** Begin SUPPLIED DATA **
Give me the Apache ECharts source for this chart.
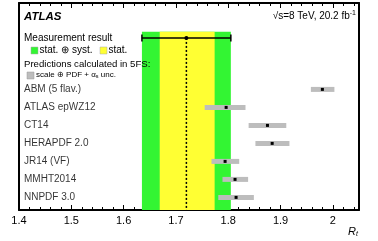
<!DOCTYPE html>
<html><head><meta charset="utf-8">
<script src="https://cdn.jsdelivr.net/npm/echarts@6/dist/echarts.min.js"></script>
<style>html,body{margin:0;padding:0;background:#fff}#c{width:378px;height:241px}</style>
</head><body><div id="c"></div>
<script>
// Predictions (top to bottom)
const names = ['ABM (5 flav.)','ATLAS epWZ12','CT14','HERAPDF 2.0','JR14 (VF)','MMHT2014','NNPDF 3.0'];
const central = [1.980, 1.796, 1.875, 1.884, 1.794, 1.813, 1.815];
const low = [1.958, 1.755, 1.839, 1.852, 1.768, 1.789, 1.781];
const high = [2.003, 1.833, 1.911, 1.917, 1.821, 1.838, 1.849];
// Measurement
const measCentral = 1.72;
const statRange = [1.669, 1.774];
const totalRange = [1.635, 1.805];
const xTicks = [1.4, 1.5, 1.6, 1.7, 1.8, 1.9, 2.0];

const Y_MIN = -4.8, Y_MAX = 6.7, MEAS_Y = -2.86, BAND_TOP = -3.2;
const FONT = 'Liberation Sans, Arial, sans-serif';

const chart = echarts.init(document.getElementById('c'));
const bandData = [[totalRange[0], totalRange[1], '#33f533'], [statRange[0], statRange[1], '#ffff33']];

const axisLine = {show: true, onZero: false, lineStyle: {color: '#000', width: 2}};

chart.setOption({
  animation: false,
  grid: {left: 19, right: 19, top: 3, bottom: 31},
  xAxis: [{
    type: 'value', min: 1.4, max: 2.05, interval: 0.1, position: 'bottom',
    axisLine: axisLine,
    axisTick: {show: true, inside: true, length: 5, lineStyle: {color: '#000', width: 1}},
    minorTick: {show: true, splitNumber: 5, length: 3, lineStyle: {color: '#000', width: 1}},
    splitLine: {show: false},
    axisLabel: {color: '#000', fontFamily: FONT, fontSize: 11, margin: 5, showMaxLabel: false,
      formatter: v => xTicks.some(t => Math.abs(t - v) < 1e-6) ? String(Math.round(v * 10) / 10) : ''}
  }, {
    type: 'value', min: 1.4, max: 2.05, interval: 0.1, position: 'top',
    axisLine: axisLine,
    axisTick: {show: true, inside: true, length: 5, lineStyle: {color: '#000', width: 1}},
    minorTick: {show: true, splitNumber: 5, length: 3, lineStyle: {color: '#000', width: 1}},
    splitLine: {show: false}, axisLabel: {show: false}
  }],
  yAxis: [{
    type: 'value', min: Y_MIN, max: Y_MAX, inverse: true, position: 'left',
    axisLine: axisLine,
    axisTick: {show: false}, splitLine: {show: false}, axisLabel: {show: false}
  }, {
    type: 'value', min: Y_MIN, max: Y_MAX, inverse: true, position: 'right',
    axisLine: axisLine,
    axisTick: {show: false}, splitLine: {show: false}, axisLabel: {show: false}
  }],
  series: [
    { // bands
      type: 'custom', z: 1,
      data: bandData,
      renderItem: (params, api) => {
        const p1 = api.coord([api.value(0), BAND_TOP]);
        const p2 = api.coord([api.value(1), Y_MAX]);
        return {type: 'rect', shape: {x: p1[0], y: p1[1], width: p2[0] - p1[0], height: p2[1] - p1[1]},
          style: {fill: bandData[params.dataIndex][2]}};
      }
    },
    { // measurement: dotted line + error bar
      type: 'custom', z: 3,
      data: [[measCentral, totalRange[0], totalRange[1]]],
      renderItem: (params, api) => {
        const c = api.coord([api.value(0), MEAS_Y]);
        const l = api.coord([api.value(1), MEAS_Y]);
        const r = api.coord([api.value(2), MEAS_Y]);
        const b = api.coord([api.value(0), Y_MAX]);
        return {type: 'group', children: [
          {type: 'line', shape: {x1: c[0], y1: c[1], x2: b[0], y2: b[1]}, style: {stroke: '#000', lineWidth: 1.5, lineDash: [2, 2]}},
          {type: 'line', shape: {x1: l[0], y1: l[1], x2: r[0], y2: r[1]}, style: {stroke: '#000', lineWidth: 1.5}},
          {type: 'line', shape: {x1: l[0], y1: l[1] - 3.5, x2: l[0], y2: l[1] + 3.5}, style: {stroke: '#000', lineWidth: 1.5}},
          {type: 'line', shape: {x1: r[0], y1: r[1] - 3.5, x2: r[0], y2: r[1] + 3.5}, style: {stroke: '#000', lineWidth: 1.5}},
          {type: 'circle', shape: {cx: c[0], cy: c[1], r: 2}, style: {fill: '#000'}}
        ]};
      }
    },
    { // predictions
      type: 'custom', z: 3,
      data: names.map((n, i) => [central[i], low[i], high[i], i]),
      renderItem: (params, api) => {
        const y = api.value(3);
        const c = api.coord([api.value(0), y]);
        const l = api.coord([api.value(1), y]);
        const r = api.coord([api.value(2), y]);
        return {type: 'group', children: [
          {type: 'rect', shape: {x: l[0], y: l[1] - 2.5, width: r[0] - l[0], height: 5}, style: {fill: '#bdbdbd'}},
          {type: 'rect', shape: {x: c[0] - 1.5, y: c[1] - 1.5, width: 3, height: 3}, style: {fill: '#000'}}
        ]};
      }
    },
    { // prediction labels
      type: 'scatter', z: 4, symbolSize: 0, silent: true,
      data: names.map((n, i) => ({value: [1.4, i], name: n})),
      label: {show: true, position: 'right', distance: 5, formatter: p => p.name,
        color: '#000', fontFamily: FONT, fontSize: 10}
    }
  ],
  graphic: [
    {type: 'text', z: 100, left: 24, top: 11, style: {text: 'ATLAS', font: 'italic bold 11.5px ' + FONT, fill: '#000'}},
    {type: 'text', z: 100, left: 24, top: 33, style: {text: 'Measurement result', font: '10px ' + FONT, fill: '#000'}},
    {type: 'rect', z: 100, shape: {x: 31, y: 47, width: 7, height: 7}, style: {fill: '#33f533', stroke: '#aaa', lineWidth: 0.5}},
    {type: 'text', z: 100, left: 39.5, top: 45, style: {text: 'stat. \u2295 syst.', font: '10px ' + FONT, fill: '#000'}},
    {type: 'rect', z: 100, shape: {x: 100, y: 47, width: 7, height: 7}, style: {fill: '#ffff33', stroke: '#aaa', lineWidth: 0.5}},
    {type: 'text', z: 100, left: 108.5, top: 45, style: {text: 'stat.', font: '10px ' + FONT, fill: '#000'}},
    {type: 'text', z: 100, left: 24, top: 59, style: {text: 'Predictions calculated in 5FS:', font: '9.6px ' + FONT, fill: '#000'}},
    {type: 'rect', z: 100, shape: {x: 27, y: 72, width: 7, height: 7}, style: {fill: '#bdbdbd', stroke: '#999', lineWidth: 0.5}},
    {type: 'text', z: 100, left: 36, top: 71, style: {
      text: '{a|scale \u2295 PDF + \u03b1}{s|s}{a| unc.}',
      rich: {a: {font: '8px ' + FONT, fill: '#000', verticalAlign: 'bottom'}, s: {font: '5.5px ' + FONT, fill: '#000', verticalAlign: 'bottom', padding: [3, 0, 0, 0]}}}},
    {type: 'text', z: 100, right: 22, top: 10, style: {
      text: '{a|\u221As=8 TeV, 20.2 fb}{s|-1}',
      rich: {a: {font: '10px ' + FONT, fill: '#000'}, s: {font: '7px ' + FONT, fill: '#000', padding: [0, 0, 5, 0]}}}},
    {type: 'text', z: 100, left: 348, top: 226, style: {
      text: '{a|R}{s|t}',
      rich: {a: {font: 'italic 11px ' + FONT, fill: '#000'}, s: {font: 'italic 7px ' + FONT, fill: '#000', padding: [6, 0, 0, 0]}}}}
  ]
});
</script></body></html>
** End SUPPLIED DATA **
__WHAT YOU ARE ASKED TO DO__:
Restate the material word for word from its first line through the line containing "const FONT = 'Liberation", both included; the pictures do not belong in it.

__REPLY TO THE EXERCISE__:
Give me the Apache ECharts source for this chart.
<!DOCTYPE html>
<html><head><meta charset="utf-8">
<script src="https://cdn.jsdelivr.net/npm/echarts@6/dist/echarts.min.js"></script>
<style>html,body{margin:0;padding:0;background:#fff}#c{width:378px;height:241px}</style>
</head><body><div id="c"></div>
<script>
// Predictions (top to bottom)
const names = ['ABM (5 flav.)','ATLAS epWZ12','CT14','HERAPDF 2.0','JR14 (VF)','MMHT2014','NNPDF 3.0'];
const central = [1.980, 1.796, 1.875, 1.884, 1.794, 1.813, 1.815];
const low = [1.958, 1.755, 1.839, 1.852, 1.768, 1.789, 1.781];
const high = [2.003, 1.833, 1.911, 1.917, 1.821, 1.838, 1.849];
// Measurement
const measCentral = 1.72;
const statRange = [1.669, 1.774];
const totalRange = [1.635, 1.805];
const xTicks = [1.4, 1.5, 1.6, 1.7, 1.8, 1.9, 2.0];

const Y_MIN = -4.8, Y_MAX = 6.7, MEAS_Y = -2.86, BAND_TOP = -3.2;
const FONT = 'Liberation Sans, Arial, sans-serif';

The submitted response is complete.